Issue (i): Whether the conviction could rest on the testimony of police officials in the absence of independent corroboration.
Analysis: The evidence of the police witnesses was found to be consistent, credible, and unimpeached in cross-examination. The absence of independent witnesses was held not to be fatal, since there is no rule of law that police testimony cannot form the basis of conviction if it inspires confidence, though it must be scrutinised with care as a matter of prudence.
Conclusion: The conviction could validly rest on the reliable testimony of the police officials, and the absence of independent corroboration did not discredit the prosecution case.
Issue (ii): Whether the expiry of TADA affected the continued legal force of the notified area and the maintainability of proceedings under Section 5.
Analysis: The plea that the notification declaring Delhi a notified area had lapsed with the expiry of the Act was rejected.
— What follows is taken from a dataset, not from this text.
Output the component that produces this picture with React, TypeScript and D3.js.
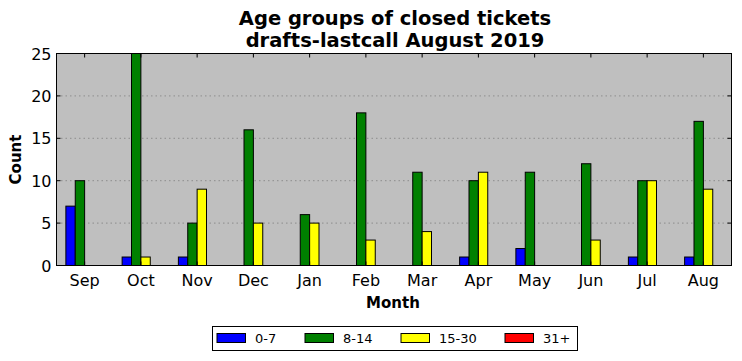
import React from "react";
import * as d3 from "d3";

const months = ["Sep", "Oct", "Nov", "Dec", "Jan", "Feb", "Mar", "Apr", "May", "Jun", "Jul", "Aug"];
const seriesNames = ["0-7", "8-14", "15-30", "31+"];
const seriesColors = ["#0000ff", "#008000", "#ffff00", "#ff0000"];
const age0to7 = [7, 1, 1, 0, 0, 0, 0, 1, 2, 0, 1, 1];
const age8to14 = [10, 25, 5, 16, 6, 18, 11, 10, 11, 12, 10, 17];
const age15to30 = [0, 1, 9, 5, 5, 3, 4, 11, 0, 3, 10, 9];
const age31plus = [0, 0, 0, 0, 0, 0, 0, 0, 0, 0, 0, 0];
const yTicks = [0, 5, 10, 15, 20, 25];

const series = [age0to7, age8to14, age15to30, age31plus];

const W = 742, H = 361;
const left = 56.5, right = 731.5, top = 53.5, bottom = 265.5;
const font = "DejaVu Sans, sans-serif";

export default function App() {
  const x = d3.scaleLinear().domain([-0.5, 11.5]).range([left, right]);
  const y = d3.scaleLinear().domain([0, 25]).range([bottom, top]);
  const bw = 1 / 6;
  const legendItems = [
    { px: 217, tx: 255 },
    { px: 305, tx: 343 },
    { px: 401, tx: 439 },
    { px: 505, tx: 543 },
  ];
  return (
    <svg width={W} height={H} style={{ position: "absolute", left: 0, top: 0 }} fontFamily={font}>
      <rect x={0} y={0} width={W} height={H} fill="#ffffff" />
      <text x={395} y={25} textAnchor="middle" fontSize={19.5} fontWeight="bold">Age groups of closed tickets</text>
      <text x={395} y={47} textAnchor="middle" fontSize={19.5} fontWeight="bold">drafts-lastcall August 2019</text>
      <rect x={left} y={top} width={right - left} height={bottom - top} fill="#bfbfbf" />
      {yTicks.filter(t => t > 0 && t < 25).map(t => (
        <line key={"g" + t} x1={left} x2={right} y1={y(t)} y2={y(t)} stroke="#808080" strokeWidth={0.8} strokeDasharray="1.5,3" />
      ))}
      {series.map((vals, si) =>
        vals.map((v, mi) => {
          const x0 = x(mi + (si - 2) * bw);
          const x1 = x(mi + (si - 1) * bw);
          return (
            <rect key={si + "-" + mi} x={x0} y={y(v)} width={x1 - x0} height={y(0) - y(v)}
              fill={seriesColors[si]} stroke="#000" strokeWidth={1} />
          );
        })
      )}
      <rect x={left} y={top} width={right - left} height={bottom - top} fill="none" stroke="#000" strokeWidth={1} />
      {months.map((m, i) => (
        <g key={m}>
          <line x1={x(i)} x2={x(i)} y1={bottom} y2={bottom - 4} stroke="#000" />
          <line x1={x(i)} x2={x(i)} y1={top} y2={top + 4} stroke="#000" />
          <text x={x(i)} y={bottom + 20} textAnchor="middle" fontSize={16}>{m}</text>
        </g>
      ))}
      {yTicks.map(t => (
        <g key={"y" + t}>
          <line x1={left} x2={left + 4} y1={y(t)} y2={y(t)} stroke="#000" />
          <line x1={right} x2={right - 4} y1={y(t)} y2={y(t)} stroke="#000" />
          <text x={left - 5} y={y(t) + 6} textAnchor="end" fontSize={16}>{t}</text>
        </g>
      ))}
      <text x={393} y={308} textAnchor="middle" fontSize={15} fontWeight="bold">Month</text>
      <text transform={`translate(21,${(top + bottom) / 2}) rotate(-90)`} textAnchor="middle" fontSize={15} fontWeight="bold">Count</text>
      <rect x={212.5} y={326.5} width={365} height={24} fill="#fff" stroke="#000" strokeWidth={1} />
      {legendItems.map((it, i) => (
        <g key={seriesNames[i]}>
          <rect x={it.px} y={333.5} width={28.5} height={9} fill={seriesColors[i]} stroke="#000" strokeWidth={1} />
          <text x={it.tx} y={343} fontSize={13}>{seriesNames[i]}</text>
        </g>
      ))}
    </svg>
  );
}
The Court relied on the principle that proceedings initiated under the Act do not abate merely because the Act has expired, and noted that the notified area had not been denotified.
Conclusion: The notified area continued to subsist for the purpose of the case, and the prosecution under Section 5 of TADA remained maintainable.
Issue (iii): Whether conscious possession of an unlicensed firearm in a notified area, without proof of any terrorist activity, attracted liability under Section 5 of TADA.
Analysis: The Court applied the principle that mere conscious possession of an unlicensed firearm answering the description of an arm under the Arms Act in a notified area is sufficient to attract Section 5 of TADA. Proof of direct connection with terrorist activity was held unnecessary where conscious possession in the notified area was established.
Conclusion: The appellant's conscious possession of the firearm in the notified area attracted Section 5 of TADA, and the conviction was upheld.
Final Conclusion: The appeal failed in its entirety, and the conviction and sentence were affirmed.
Ratio Decidendi: Conscious possession of an unlicensed firearm in a notified area is sufficient to attract Section 5 of TADA, and a conviction may rest on credible police testimony even without independent corroboration.